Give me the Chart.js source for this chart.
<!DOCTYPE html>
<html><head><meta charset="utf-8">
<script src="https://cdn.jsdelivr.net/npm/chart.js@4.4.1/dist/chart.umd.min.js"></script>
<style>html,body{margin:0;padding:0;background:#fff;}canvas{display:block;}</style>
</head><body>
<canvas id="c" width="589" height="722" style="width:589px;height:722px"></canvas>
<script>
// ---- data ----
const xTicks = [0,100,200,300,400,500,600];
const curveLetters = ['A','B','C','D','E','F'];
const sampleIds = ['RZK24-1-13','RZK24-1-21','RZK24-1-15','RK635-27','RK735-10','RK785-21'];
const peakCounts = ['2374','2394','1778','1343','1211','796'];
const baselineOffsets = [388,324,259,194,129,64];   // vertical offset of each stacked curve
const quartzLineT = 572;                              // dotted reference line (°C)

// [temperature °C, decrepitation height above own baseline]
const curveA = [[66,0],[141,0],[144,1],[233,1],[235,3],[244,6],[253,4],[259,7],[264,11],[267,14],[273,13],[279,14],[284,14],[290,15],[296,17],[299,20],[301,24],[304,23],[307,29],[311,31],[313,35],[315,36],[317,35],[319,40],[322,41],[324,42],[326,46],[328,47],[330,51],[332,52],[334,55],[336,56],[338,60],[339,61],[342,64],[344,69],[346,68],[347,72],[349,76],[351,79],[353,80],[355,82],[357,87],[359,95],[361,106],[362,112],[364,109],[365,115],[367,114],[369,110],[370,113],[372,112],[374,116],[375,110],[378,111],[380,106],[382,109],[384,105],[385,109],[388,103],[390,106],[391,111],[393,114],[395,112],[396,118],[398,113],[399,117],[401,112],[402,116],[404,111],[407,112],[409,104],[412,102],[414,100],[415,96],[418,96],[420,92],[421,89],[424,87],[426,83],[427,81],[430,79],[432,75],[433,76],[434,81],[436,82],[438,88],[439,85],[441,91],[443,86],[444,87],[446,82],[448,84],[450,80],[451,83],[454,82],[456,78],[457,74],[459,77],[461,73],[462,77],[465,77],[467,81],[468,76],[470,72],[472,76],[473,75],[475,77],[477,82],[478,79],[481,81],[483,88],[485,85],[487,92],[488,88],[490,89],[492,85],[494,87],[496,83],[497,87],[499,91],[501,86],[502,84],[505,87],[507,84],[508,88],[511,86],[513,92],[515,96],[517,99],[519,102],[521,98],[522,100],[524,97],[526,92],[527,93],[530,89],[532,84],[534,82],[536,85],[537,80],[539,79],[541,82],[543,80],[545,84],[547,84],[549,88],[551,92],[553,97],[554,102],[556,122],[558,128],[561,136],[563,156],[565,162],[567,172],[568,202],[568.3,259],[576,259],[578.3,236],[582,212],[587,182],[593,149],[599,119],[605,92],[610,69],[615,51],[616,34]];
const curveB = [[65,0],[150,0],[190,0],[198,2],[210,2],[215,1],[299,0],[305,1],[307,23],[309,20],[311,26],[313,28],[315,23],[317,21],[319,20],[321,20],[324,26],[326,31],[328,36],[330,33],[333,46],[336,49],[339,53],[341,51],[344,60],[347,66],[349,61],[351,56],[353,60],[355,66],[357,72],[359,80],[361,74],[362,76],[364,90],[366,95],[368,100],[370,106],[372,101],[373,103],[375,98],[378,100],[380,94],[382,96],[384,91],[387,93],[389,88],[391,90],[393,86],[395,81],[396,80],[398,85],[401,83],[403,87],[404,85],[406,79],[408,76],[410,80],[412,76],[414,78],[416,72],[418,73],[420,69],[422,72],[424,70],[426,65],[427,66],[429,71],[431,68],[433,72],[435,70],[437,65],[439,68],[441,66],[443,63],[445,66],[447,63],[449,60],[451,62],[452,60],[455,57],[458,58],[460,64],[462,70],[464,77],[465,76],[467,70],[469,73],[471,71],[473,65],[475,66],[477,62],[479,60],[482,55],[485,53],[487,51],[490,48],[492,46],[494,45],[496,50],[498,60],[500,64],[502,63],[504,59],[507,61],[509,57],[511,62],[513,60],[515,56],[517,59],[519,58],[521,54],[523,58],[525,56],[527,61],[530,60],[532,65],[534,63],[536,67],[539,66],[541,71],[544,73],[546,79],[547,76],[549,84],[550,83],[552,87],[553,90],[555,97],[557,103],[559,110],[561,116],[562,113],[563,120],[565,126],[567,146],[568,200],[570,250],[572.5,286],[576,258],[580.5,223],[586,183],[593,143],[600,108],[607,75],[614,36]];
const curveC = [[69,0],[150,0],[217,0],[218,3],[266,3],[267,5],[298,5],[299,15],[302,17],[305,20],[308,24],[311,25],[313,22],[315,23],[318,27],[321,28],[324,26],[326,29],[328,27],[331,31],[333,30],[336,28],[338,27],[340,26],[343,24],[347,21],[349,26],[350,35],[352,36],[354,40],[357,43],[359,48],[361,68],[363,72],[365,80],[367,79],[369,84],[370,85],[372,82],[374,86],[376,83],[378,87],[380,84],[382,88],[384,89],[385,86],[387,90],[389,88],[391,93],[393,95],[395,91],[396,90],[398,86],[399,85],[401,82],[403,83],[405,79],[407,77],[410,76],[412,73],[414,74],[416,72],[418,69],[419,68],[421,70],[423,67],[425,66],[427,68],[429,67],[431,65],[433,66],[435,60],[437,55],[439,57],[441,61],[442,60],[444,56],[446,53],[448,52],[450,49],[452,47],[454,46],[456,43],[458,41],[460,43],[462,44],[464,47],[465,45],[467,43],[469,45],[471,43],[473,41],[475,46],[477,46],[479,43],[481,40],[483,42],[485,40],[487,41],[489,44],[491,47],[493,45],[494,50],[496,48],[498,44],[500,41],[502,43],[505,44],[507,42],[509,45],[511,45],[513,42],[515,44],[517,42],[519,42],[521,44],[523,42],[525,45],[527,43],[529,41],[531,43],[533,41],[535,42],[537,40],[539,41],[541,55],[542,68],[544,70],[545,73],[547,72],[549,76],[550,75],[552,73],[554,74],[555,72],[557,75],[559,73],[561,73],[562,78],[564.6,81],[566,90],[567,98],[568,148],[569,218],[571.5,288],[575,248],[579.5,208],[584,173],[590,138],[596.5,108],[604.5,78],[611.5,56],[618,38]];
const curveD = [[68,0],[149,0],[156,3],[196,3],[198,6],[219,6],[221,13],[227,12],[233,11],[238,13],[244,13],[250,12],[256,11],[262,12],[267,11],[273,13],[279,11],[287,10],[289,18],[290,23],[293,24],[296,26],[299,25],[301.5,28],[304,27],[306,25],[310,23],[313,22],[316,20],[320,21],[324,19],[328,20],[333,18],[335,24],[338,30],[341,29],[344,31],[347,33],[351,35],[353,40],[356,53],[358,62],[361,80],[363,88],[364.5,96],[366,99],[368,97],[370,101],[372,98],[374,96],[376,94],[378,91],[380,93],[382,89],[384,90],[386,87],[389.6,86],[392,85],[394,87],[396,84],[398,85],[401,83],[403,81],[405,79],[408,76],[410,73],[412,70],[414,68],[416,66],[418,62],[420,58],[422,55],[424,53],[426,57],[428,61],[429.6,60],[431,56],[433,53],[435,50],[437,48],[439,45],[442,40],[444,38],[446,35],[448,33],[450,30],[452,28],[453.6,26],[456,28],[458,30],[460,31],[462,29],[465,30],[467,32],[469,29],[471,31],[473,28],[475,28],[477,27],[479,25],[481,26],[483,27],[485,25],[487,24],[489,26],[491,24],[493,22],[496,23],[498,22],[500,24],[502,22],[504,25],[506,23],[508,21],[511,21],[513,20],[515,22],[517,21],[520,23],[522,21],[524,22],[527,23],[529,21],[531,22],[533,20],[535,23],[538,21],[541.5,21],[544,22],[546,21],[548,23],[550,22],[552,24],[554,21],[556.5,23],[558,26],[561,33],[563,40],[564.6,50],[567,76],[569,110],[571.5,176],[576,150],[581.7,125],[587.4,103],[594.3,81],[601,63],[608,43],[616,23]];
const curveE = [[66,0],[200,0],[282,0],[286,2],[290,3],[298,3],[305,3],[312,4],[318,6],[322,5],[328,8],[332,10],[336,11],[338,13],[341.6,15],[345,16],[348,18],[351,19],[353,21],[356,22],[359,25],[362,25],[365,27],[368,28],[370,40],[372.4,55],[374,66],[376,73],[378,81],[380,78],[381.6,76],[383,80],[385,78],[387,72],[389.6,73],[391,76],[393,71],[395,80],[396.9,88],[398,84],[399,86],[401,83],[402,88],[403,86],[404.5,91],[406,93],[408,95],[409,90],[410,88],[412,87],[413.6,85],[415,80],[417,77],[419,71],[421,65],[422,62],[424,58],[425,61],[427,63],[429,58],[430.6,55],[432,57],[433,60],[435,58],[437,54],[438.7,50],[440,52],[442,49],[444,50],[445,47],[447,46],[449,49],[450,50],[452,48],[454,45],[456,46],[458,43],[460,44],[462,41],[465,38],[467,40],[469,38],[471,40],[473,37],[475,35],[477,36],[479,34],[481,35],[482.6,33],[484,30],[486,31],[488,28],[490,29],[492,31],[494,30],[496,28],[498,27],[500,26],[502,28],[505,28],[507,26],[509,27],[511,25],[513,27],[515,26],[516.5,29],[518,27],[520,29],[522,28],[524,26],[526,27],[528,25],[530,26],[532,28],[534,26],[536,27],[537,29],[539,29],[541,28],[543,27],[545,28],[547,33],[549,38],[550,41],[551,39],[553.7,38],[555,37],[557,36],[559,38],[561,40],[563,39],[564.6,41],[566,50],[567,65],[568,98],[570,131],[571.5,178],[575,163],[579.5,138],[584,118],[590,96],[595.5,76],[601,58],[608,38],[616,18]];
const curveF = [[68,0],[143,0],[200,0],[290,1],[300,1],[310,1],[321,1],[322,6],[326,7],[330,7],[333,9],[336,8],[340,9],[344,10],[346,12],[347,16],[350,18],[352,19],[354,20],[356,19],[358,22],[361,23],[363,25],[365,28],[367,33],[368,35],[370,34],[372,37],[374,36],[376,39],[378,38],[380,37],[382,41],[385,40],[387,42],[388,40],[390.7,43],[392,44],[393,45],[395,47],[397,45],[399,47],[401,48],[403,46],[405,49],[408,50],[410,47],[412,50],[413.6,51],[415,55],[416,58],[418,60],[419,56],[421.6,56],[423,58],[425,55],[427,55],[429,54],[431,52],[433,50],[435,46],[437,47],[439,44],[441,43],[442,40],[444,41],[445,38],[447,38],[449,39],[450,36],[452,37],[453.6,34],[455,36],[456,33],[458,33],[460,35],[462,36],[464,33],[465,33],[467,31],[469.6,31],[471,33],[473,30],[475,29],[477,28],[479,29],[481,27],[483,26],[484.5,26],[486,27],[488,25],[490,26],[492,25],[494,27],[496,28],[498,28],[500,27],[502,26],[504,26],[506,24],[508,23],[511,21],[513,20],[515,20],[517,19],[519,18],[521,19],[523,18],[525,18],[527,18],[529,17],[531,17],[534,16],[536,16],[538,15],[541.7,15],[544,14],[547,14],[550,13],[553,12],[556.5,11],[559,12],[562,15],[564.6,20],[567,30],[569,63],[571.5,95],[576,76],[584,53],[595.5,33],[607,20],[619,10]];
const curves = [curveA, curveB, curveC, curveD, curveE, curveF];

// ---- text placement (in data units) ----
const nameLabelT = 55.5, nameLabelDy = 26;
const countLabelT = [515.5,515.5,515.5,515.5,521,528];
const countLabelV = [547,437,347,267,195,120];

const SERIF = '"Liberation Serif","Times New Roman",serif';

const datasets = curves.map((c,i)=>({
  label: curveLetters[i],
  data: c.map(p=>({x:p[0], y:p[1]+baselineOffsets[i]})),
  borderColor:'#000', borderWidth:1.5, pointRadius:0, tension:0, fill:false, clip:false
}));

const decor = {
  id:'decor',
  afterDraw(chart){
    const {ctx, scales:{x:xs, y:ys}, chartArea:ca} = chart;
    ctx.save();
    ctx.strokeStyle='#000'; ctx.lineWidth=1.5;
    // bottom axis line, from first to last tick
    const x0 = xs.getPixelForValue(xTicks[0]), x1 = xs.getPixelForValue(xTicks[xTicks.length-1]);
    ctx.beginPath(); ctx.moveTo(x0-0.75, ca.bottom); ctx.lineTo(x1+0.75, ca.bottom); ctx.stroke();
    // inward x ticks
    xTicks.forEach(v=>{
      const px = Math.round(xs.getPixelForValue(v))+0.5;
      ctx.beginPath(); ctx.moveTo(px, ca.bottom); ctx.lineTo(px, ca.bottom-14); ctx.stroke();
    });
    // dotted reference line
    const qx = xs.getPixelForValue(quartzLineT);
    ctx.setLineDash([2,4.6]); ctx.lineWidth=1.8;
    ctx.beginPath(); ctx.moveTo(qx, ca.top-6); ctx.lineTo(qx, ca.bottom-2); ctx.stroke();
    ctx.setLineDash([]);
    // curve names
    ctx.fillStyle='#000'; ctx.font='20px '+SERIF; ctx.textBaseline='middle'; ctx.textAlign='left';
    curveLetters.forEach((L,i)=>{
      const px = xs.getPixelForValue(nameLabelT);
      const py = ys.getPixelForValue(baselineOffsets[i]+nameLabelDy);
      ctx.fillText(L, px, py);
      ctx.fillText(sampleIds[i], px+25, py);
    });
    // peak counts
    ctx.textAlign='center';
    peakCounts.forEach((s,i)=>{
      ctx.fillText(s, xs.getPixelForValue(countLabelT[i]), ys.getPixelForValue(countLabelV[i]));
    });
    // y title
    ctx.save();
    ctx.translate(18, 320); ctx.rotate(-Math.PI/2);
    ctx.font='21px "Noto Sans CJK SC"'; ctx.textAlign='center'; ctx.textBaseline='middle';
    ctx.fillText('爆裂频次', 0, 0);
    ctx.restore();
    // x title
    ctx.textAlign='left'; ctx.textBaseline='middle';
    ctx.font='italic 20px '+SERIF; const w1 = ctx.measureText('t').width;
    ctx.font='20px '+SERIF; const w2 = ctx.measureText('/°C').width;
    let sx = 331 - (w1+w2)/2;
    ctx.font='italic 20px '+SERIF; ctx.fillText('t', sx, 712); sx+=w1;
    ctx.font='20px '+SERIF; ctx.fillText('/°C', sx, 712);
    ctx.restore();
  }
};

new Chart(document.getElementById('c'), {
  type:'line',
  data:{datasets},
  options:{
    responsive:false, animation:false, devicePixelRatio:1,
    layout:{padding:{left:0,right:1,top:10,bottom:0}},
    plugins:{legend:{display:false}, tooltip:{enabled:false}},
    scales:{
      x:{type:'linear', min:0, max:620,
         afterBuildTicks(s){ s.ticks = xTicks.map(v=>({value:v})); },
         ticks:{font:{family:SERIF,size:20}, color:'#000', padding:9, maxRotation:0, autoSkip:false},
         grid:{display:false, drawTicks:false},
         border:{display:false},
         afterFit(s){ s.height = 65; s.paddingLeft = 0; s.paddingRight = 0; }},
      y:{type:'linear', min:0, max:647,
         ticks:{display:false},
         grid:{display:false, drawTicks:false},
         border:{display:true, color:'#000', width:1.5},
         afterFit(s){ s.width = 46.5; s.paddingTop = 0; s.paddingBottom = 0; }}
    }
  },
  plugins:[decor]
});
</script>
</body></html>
--
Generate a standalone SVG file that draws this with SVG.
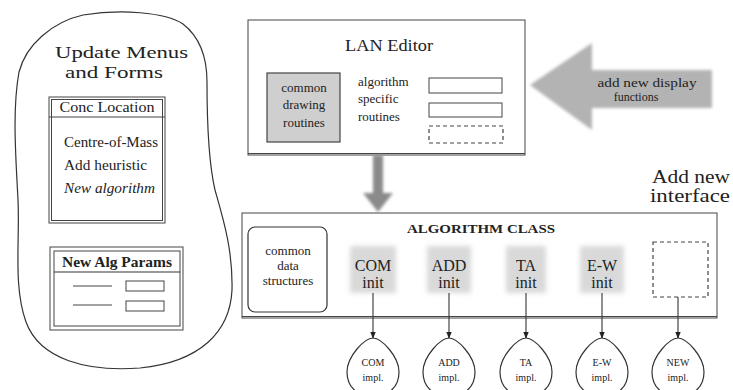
...
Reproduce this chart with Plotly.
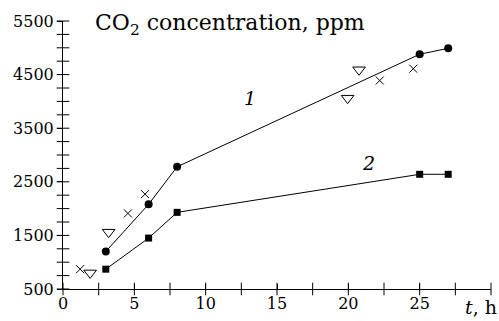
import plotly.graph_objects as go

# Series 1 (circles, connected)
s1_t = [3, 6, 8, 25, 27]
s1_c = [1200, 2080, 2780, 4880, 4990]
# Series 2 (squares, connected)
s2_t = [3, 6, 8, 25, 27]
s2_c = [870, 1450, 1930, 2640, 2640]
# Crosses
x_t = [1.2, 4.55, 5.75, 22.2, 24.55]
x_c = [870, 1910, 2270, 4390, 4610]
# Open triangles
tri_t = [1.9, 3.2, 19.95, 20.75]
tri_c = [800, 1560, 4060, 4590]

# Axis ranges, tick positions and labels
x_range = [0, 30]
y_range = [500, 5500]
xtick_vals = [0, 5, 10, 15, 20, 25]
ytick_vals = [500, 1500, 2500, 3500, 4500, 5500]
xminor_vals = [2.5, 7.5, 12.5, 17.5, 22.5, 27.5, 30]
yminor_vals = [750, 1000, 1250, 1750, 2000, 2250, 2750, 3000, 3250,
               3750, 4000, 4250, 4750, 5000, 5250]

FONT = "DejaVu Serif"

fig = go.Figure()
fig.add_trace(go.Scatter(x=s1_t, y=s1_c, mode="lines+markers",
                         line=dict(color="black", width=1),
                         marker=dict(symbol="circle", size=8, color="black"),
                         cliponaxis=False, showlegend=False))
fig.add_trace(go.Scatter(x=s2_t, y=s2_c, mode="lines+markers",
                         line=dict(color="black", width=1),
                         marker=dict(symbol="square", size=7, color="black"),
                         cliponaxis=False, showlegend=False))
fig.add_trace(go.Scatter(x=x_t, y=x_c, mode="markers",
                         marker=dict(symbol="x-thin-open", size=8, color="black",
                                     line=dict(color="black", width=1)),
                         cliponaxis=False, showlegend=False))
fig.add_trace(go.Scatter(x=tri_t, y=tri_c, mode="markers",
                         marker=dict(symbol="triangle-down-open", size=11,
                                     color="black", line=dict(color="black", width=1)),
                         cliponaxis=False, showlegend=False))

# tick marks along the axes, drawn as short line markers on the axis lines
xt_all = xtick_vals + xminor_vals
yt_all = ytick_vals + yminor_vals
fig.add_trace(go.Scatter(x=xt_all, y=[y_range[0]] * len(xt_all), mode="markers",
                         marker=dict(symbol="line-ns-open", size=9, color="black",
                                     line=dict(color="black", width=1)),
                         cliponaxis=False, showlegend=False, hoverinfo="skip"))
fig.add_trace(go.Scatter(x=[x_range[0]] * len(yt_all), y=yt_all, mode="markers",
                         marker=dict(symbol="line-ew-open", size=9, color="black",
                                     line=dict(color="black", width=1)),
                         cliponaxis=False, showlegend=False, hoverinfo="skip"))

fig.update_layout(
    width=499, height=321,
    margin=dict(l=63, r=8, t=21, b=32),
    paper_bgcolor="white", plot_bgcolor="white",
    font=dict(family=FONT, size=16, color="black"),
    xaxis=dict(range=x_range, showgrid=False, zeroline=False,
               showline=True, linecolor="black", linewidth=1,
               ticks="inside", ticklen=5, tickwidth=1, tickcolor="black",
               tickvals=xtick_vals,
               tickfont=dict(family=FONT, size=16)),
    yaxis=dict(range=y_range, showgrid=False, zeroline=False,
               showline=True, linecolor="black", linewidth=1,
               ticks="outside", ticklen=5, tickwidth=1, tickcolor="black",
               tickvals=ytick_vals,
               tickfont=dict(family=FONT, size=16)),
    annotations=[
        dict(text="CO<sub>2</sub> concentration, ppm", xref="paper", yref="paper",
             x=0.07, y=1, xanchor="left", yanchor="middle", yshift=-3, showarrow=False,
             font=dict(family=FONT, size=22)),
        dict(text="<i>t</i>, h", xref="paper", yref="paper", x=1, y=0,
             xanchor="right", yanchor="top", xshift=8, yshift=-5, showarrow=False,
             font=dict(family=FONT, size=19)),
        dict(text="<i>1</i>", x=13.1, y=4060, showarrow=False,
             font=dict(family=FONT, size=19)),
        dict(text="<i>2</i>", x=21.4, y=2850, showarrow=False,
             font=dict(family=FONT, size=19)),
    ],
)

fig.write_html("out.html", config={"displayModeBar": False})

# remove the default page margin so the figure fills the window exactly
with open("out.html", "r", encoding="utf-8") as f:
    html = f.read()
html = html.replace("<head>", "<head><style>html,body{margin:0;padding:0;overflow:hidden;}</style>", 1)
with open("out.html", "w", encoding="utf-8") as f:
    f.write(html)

▶ [Set exercise]: Repeat word for word the lines from the line with "Give me the Chart.js source for this chart." to the line with "const quartzLineT = 572;", both lines included.

▶ [Worked answer]:
Give me the Chart.js source for this chart.
<!DOCTYPE html>
<html><head><meta charset="utf-8">
<script src="https://cdn.jsdelivr.net/npm/chart.js@4.4.1/dist/chart.umd.min.js"></script>
<style>html,body{margin:0;padding:0;background:#fff;}canvas{display:block;}</style>
</head><body>
<canvas id="c" width="589" height="722" style="width:589px;height:722px"></canvas>
<script>
// ---- data ----
const xTicks = [0,100,200,300,400,500,600];
const curveLetters = ['A','B','C','D','E','F'];
const sampleIds = ['RZK24-1-13','RZK24-1-21','RZK24-1-15','RK635-27','RK735-10','RK785-21'];
const peakCounts = ['2374','2394','1778','1343','1211','796'];
const baselineOffsets = [388,324,259,194,129,64];   // vertical offset of each stacked curve
const quartzLineT = 572;                              // dotted reference line (°C)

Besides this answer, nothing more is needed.